By Alex Nussbaum and Kevin Bell
June 25 (Bloomberg) -- Biovail Corp.'s fight for control with founder Eugene Melnyk heads for court next month after a day in which Melnyk tried to block a board election, lost the vote and threatened to start a competing drug company.
Shareholders of Biovail, Canada's largest publicly traded drugmaker, elected a company-backed slate of directors at a Toronto meeting. Melnyk, the Mississagua, Ontario, company's largest stockholder, immediately sued, saying the current board's decision to change bylaws just before the vote was illegal. Ontario Superior Court set a July 8 hearing.
Biovail has lost more than half its value on the New York Stock Exchange since Melnyk, 49, resigned in June 2007 amid U.S. allegations of securities fraud and improper marketing. During months of campaigning, the company and Melnyk touted competing strategies to combat flagging sales of Biovail's two big sellers, the antidepressant Wellbutrin XL and blood pressure medicine Cardizem LA.
The bylaw change was ``a ghastly case of breaking every corporate governance rule in the book,'' Melnyk said at a news conference in Toronto. ``It is dirty pool for people who have piously claimed the high ground.''
Melnyk said he'd start a new company with $50 million to $100 million of his own money if he loses in court and Biovail's new directors are seated.
Biovail, in its own statement, said Melnyk attempted to ``circumvent the democratic process'' of the proxy vote.
'A Distraction'
``Once again, Mr. Melnyk is putting his own self interests above those of Biovail's other 56,000 shareholders,'' the company said. Melnyk's actions were ``a further waste of shareholder money and a distraction to the company.''
Biovail fell 8 cents to $10.68 at 4:15 p.m. in composite trading. The company's shares dropped 57 percent in the last 12 months.
The broadsides capped a day that began with the Biovail shareholder meeting, at which Melnyk pulled his proxies and then withdrew his slate of nominees to protest the bylaw change. The vote went ahead, with 98 percent of shareholders backing a company slate led by current chairman Douglas Squires and five new directors.

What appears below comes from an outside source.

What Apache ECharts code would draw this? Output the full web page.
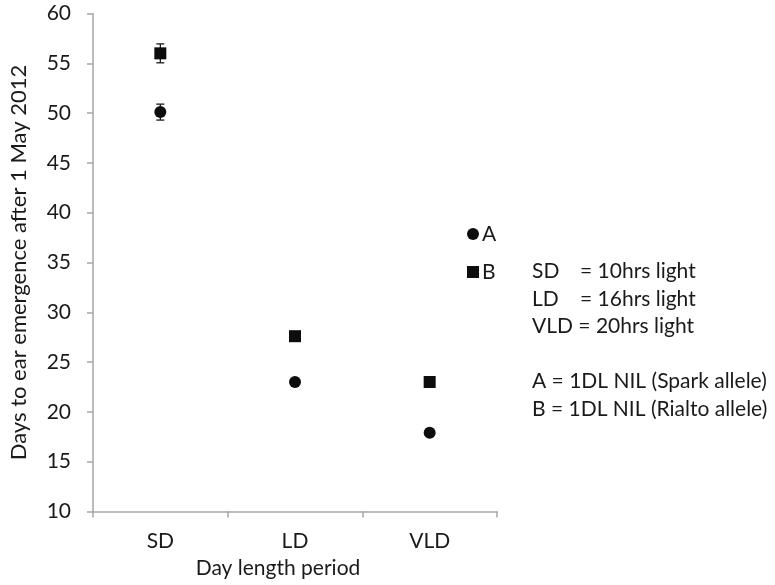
<!DOCTYPE html>
<html>
<head>
<meta charset="utf-8">
<script src="https://cdn.jsdelivr.net/npm/echarts@6/dist/echarts.min.js"></script>
<style>html,body{margin:0;padding:0;background:#fff;}#c{width:775px;height:585px;}</style>
</head>
<body>
<div id="c"></div>
<script>
var categories = ['SD', 'LD', 'VLD'];
var seriesA = [50.1, 23.0, 17.9];
var errA = [0.8, 0.15, 0.15];
var seriesB = [56.0, 27.6, 23.0];
var errB = [0.95, 0.15, 0.15];
var yTicks = {min: 10, max: 60, interval: 5};
var notes = ['SD', 'LD', 'VLD'];
var noteValues = ['= 10hrs light', '= 16hrs light', '= 20hrs light'];
var alleleNotes = ['A = 1DL NIL (Spark allele)', 'B = 1DL NIL (Rialto allele)'];

var FONT = 'Lato';
var FS = 21;
var TXT = '#1a1a1a';
var AX = '#a6a6a6';

function errData(vals, errs) {
  return vals.map(function (v, i) { return [i, v - errs[i], v + errs[i]]; });
}
function renderErr(params, api) {
  var x = api.value(0);
  var lo = api.coord([x, api.value(1)]);
  var hi = api.coord([x, api.value(2)]);
  var w = 4;
  var st = {stroke: '#1a1a1a', lineWidth: 1.3};
  return {type: 'group', children: [
    {type: 'line', shape: {x1: lo[0], y1: lo[1], x2: hi[0], y2: hi[1]}, style: st},
    {type: 'line', shape: {x1: lo[0] - w, y1: lo[1], x2: lo[0] + w, y2: lo[1]}, style: st},
    {type: 'line', shape: {x1: hi[0] - w, y1: hi[1], x2: hi[0] + w, y2: hi[1]}, style: st}
  ]};
}

var chart = echarts.init(document.getElementById('c'), null, {renderer: 'canvas'});
var graphics = [];
var LH = 27.5;
var top0 = 272.5 - FS / 2 - 1;
notes.forEach(function (n, i) {
  graphics.push({type: 'text', left: 532, top: top0 + i * LH,
    style: {text: i === 2 ? n + ' ' + noteValues[i] : n, font: FS + 'px ' + FONT, fill: TXT}});
  if (i < 2) graphics.push({type: 'text', left: 580, top: top0 + i * LH,
    style: {text: noteValues[i], font: FS + 'px ' + FONT, fill: TXT}});
});
alleleNotes.forEach(function (n, i) {
  graphics.push({type: 'text', left: 532, top: top0 + (4 + i) * LH,
    style: {text: n, font: FS + 'px ' + FONT, fill: TXT}});
});

chart.setOption({
  animation: false,
  backgroundColor: '#fff',
  textStyle: {fontFamily: FONT},
  grid: {left: 92, right: 278, top: 13.5, bottom: 73.5, containLabel: false},
  legend: {
    orient: 'vertical', left: 462, top: 218,
    itemWidth: 12, itemHeight: 12, itemGap: 16,
    textStyle: {fontSize: FS, color: TXT, fontFamily: FONT, lineHeight: 22, padding: [0, 0, 0, -2]},
    data: [{name: 'A', icon: 'circle'}, {name: 'B', icon: 'rect'}]
  },
  xAxis: {
    type: 'category', data: categories, boundaryGap: true,
    axisLine: {lineStyle: {color: AX, width: 1.5}},
    axisTick: {show: true, length: 6, lineStyle: {color: AX, width: 1.5}},
    axisLabel: {fontSize: FS, color: TXT, margin: 19, fontFamily: FONT},
    name: 'Day length period', nameLocation: 'middle', nameGap: 46,
    nameTextStyle: {fontSize: FS, color: TXT, fontFamily: FONT, padding: [0, 34, 0, 0]},
    splitLine: {show: false}
  },
  yAxis: {
    type: 'value', min: yTicks.min, max: yTicks.max, interval: yTicks.interval,
    axisLine: {show: true, lineStyle: {color: AX, width: 1.5}},
    axisTick: {show: true, length: 6, lineStyle: {color: AX, width: 1.5}},
    axisLabel: {fontSize: FS, color: TXT, margin: 22, fontFamily: FONT},
    splitLine: {show: false},
    name: 'Days to ear emergence after 1 May 2012', nameLocation: 'middle', nameGap: 63,
    nameTextStyle: {fontSize: 22, color: TXT, fontFamily: FONT}
  },
  series: [
    {type: 'custom', name: 'errA', renderItem: renderErr, data: errData(seriesA, errA), z: 1, silent: true},
    {type: 'custom', name: 'errB', renderItem: renderErr, data: errData(seriesB, errB), z: 1, silent: true},
    {type: 'scatter', name: 'A', data: seriesA, symbol: 'circle', symbolSize: 12,
      itemStyle: {color: '#0d0d0d', opacity: 1}, z: 3},
    {type: 'scatter', name: 'B', data: seriesB, symbol: 'rect', symbolSize: 12,
      itemStyle: {color: '#0d0d0d', opacity: 1}, z: 3}
  ],
  graphic: graphics
});
</script>
</body>
</html>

Squires told shareholders at the meeting that Melnyk withdrew his proxies 10 minutes before the session was scheduled to start in an attempt to scuttle the vote. The company's bylaws required 51 percent of shares to be represented at any meeting. The board changed that to 25 percent at today's meeting, then tallied the votes.
'Unconsionable'
``This latest desperate attempt to thwart the will of the shareholders is unconscionable,'' Squires said in an interview after the meeting. The shareholders' vote was ``an overwhelming mandate for change for Biovail, which is desperately needed and has been needed for years,'' he said.
Melnyk said he withdrew his votes only after another shareholder, who wasn't identified, revoked 6.3 million proxies for the management slate. That suggested momentum was shifting in his favor so he pulled his proxies to delay the vote, he said.

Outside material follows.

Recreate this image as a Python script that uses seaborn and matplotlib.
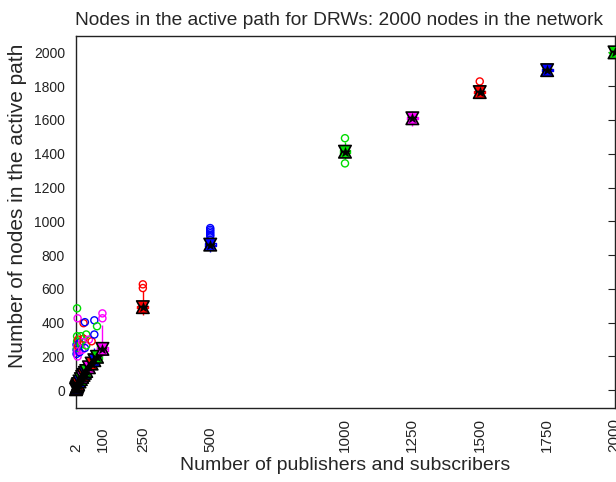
import matplotlib
matplotlib.use("Agg")
import matplotlib.pyplot as plt
from matplotlib.path import Path
import numpy as np
import pandas as pd
import seaborn as sns

# number of publishers + subscribers (box positions)
n_pubsub = [2, 4, 6, 8, 10, 15, 20, 25, 30, 35, 40, 50, 60, 70, 80, 100,
            250, 500, 1000, 1250, 1500, 1750, 2000]
# five-number summary per box
whisk_lo = [2, 6, 10, 14, 20, 30, 40, 50, 60, 70, 80, 100, 120, 140, 160, 200,
            444, 818, 1370, 1565, 1735, 1878, 1995]
q_low = [4, 11, 18, 25, 32, 46, 59, 72, 83, 95, 106, 127, 149, 169, 188, 234,
         484, 855, 1404, 1603, 1758, 1890, 1998]
median = [6, 14, 22, 30, 37, 52, 66, 79, 91, 103, 114, 136, 158, 178, 198, 245,
          492, 862, 1412, 1610, 1765, 1895, 2000]
q_high = [8, 17, 26, 35, 42, 58, 73, 86, 99, 111, 122, 145, 167, 187, 208, 256,
          500, 870, 1420, 1617, 1772, 1900, 2000]
whisk_hi = [12, 26, 40, 52, 62, 85, 105, 120, 140, 160, 175, 200, 225, 250, 280, 385,
            590, 900, 1470, 1652, 1800, 1910, 2000]
outliers = [[], [270, 240, 215], [485, 320, 290, 250], [426, 260, 230, 200],
            [300, 260], [280, 225], [320, 270], [285, 240], [397, 305], [403, 250],
            [330, 265], [300], [290], [414, 330], [379], [455, 426],
            [627, 605], [960, 950, 940, 930, 920, 912], [1492, 1343], [], [1828], [], []]

cycle = ['red', 'blue', '#00dd00', 'magenta']
grp = [str(i) for i in range(len(n_pubsub))]
palette = {g: cycle[i % 4] for i, g in enumerate(grp)}

# long tables
box_df = pd.DataFrame({
    'n': np.repeat(n_pubsub, 5),
    'nodes': np.column_stack([whisk_lo, q_low, median, q_high, whisk_hi]).ravel(),
    'grp': np.repeat(grp, 5),
})
out_n, out_v, out_g = [], [], []
for i, vals in enumerate(outliers):
    for v in vals:
        out_n.append(n_pubsub[i]); out_v.append(v); out_g.append(grp[i])
out_df = pd.DataFrame({'n': out_n, 'nodes': out_v, 'grp': out_g})
med_df = pd.DataFrame({'n': n_pubsub, 'nodes': median, 'grp': grp})

sns.set_style('white')
plt.rcParams['font.family'] = ['Liberation Sans', 'DejaVu Sans']

fig, ax = plt.subplots(figsize=(6.16, 4.82), dpi=100)
fig.subplots_adjust(left=76/616, right=614.5/616, bottom=1-408/482, top=1-36/482)

sns.boxplot(data=box_df, x='n', y='nodes', hue='grp', palette=palette,
            native_scale=True, dodge=False, width=20, whis=np.inf, fill=False,
            showcaps=False, linewidth=1, legend=False, ax=ax)

# outliers as open circles
sns.scatterplot(data=out_df, x='n', y='nodes', hue='grp', palette=palette,
                marker='o', s=26, linewidth=1, legend=False, ax=ax, zorder=3)
oc = ax.collections[-1]
oc.set_edgecolors(oc.get_facecolors())
oc.set_facecolors('none')
oc.set_clip_on(False)

# notch "hourglass" at the median
hourglass = Path([(-1, 1), (1, 1), (0.45, 0), (1, -1), (-1, -1), (-0.45, 0), (-1, 1)],
                 [Path.MOVETO] + [Path.LINETO] * 5 + [Path.CLOSEPOLY])
sns.scatterplot(data=med_df, x='n', y='nodes', hue='grp', palette=palette,
                marker=hourglass, s=80, edgecolor='black', linewidth=1.2,
                legend=False, ax=ax, zorder=4)
ax.collections[-1].set_clip_on(False)
sns.scatterplot(data=med_df, x='n', y='nodes', color='black', marker='*',
                s=50, edgecolor='black', linewidth=0.5, legend=False, ax=ax, zorder=5)
ax.collections[-1].set_clip_on(False)

ax.set_xlim(2, 2000)
ax.set_ylim(-105, 2097)
ax.set_xticks([2, 100, 250, 500, 1000, 1250, 1500, 1750, 2000])
ax.set_xticklabels(['2', '100', '250', '500', '1000', '1250', '1500', '1750', '2000'],
                   rotation=90, va='bottom', ha='center', fontsize=11)
ax.set_yticks(range(0, 2001, 200))
ax.tick_params(axis='x', length=0, pad=31.5, colors='#222222')
ax.tick_params(axis='y', direction='in', length=5, right=True, labelsize=10,
               pad=8, colors='#222222')
for sp in ax.spines.values():
    sp.set_visible(True)
    sp.set_color('#222222')
    sp.set_linewidth(1)

ax.set_title('Nodes in the active path for DRWs: 2000 nodes in the network',
             fontsize=13.8, pad=8, x=0.488)
ax.set_xlabel('Number of publishers and subscribers', fontsize=14, labelpad=4)
ax.set_ylabel('Number of nodes in the active path', fontsize=15)
ax.yaxis.set_label_coords(-0.091, 0.543)

fig.savefig('out.png', dpi=100)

Biovail, in its statement, said the first proxies were withdrawn as a ``correction of a clerical error.''
Biovail's first-quarter profit dropped 40 percent on lower sales of Wellbutrin and Cardizem. William Wells, the former supermarket executive who took over as CEO May 1, said Biovail will shut its Puerto Rico plants and fire 250 workers as part of a plan to develop drugs for central nervous system disorders, including Parkinson's disease and multiple sclerosis.
'Pharmaceutical Suicide'
Melnyk called the plan ``absolute pharmaceutical suicide.'' Biovail's Puerto Rico plants are critical for manufacturing capacity and the market for central nervous system drugs is too crowded to be profitable, he said in an interview June 2.
Melnyk's 10 candidates instead recommended investing in generic drugs, reformulating existing products and developing genetically engineered biotechnology drugs, according to his slate's proxy filing.

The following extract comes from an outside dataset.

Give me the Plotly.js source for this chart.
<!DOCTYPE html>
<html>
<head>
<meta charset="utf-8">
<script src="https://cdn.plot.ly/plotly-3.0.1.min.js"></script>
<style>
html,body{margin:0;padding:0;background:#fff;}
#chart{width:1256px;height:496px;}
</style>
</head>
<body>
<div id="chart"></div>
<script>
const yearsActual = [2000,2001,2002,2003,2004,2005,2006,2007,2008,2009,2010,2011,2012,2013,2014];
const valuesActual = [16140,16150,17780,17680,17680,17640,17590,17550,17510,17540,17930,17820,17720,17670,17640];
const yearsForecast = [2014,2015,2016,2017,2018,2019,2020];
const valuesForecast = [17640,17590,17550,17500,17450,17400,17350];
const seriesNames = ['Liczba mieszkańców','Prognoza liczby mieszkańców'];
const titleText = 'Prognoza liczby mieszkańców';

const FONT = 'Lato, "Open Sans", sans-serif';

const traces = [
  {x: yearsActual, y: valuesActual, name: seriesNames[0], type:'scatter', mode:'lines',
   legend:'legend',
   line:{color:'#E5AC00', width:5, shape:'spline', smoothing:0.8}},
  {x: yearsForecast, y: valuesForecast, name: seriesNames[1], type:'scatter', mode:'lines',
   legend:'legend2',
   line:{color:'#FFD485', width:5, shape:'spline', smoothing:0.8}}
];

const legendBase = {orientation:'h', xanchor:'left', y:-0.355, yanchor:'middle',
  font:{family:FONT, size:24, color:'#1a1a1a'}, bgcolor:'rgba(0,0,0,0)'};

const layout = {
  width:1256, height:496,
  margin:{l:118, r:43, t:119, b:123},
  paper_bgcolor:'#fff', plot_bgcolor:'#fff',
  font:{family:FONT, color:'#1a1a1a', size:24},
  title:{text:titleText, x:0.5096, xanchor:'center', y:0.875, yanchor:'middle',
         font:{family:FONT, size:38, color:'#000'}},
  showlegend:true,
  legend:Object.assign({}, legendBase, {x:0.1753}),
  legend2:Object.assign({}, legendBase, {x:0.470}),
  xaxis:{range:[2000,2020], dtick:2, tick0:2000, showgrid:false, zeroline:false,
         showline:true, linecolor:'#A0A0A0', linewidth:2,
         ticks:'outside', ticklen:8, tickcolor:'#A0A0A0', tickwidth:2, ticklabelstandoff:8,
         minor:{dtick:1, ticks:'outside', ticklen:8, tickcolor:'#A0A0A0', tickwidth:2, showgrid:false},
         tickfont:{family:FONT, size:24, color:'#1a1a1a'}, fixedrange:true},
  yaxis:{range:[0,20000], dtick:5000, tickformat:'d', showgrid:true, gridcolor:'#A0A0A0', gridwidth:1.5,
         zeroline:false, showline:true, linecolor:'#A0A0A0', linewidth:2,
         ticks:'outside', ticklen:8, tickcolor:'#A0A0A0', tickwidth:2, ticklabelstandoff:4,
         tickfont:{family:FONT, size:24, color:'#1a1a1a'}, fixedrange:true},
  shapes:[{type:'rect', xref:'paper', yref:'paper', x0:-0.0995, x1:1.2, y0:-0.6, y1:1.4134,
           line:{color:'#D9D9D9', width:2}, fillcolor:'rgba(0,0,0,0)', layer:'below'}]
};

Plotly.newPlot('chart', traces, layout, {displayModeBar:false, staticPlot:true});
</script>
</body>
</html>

The company's plan to develop nervous system drugs is ``risky'' because of the time and cost it would take, Claude Camire, an analyst with Paradigm Capital Inc. in Toronto, said in a telephone interview before the vote.
``They haven't been able to fill the gap left by the generics,'' Camire said on June 23. ``Obviously, the product has been declining since then. Unfortunately, they haven't been able to replace that with a blockbuster product and they haven't acquired a new company and they haven't really come up with anything to placate investors.''
Ottawa Senators
Melnyk owned 11 percent of the company's shares valued at $193 million on June 2, according to Bloomberg data. He also owns the National Hockey League's Ottawa Senators.
In March, Melnyk and three other executives were accused by U.S. regulators of fraud, partly for blaming a missed earnings forecast in 2003 on a fatal accident involving a truck hauling Wellbutrin. After Melnyk's departure last year, Biovail also settled a criminal probe and investor class-action lawsuit over Cardizem marketing.
Melnyk's resigned from Biovail for ``personal reasons'' that had nothing to do with the legal issues, Seth Faison, a Melnyk spokesman, said in an e-mail.